Salary and Dividends: How Lenders Assess Director Income
Most secured loan lenders assess a limited company director's income as salary plus dividends drawn from the business. These figures are sourced from your SA302 tax calculation and the corresponding tax year overview, both of which are obtained from HMRC. Lenders typically want the last two completed tax years to identify a consistent or improving earnings trend.
If your salary and dividends fluctuate year on year, many lenders will average the two years or use the lower of the two as a conservative measure. If income has fallen in the most recent year — perhaps because you retained profits in the business — this can artificially reduce the income figure a lender will use, even if the business is profitable and healthy.
To strengthen your application, ask your accountant to prepare a reference letter confirming the business's trading history, profitability, and your role. While not all lenders require this, it can make a meaningful difference in borderline cases and demonstrates that your income is verified by a qualified professional.

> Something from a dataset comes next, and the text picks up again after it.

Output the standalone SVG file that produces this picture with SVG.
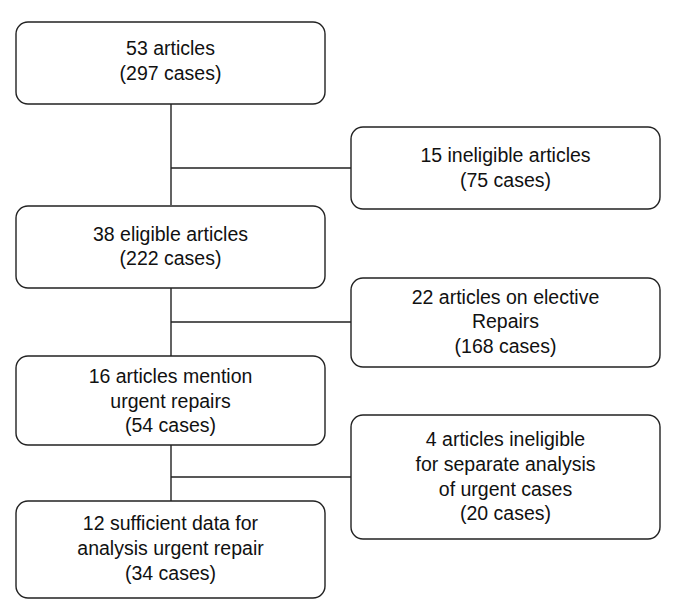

Retained Profit and Net Profit Consideration
Some specialist lenders — particularly Together Money and certain specialist divisions of mainstream lenders — are willing to consider retained profit within the business as part of the income assessment. This is particularly valuable for directors who deliberately take low salaries for tax efficiency but leave significant profit within the company.
Other lenders will use net profit from the business accounts rather than the salary and dividends drawn. For sole traders and partnerships, net profit is the standard measure. For limited company directors this approach is less common but available from specialist lenders who understand that retained profit is effectively the director's money, even if not yet extracted.
The difference in how lenders approach this can significantly affect how much you can borrow. A director who draws £30,000 in salary and dividends but whose company generates £80,000 net profit could borrow substantially more with a lender who considers net profit than with one who only counts drawn income. Your broker will identify which lenders take the most favourable approach for your specific structure.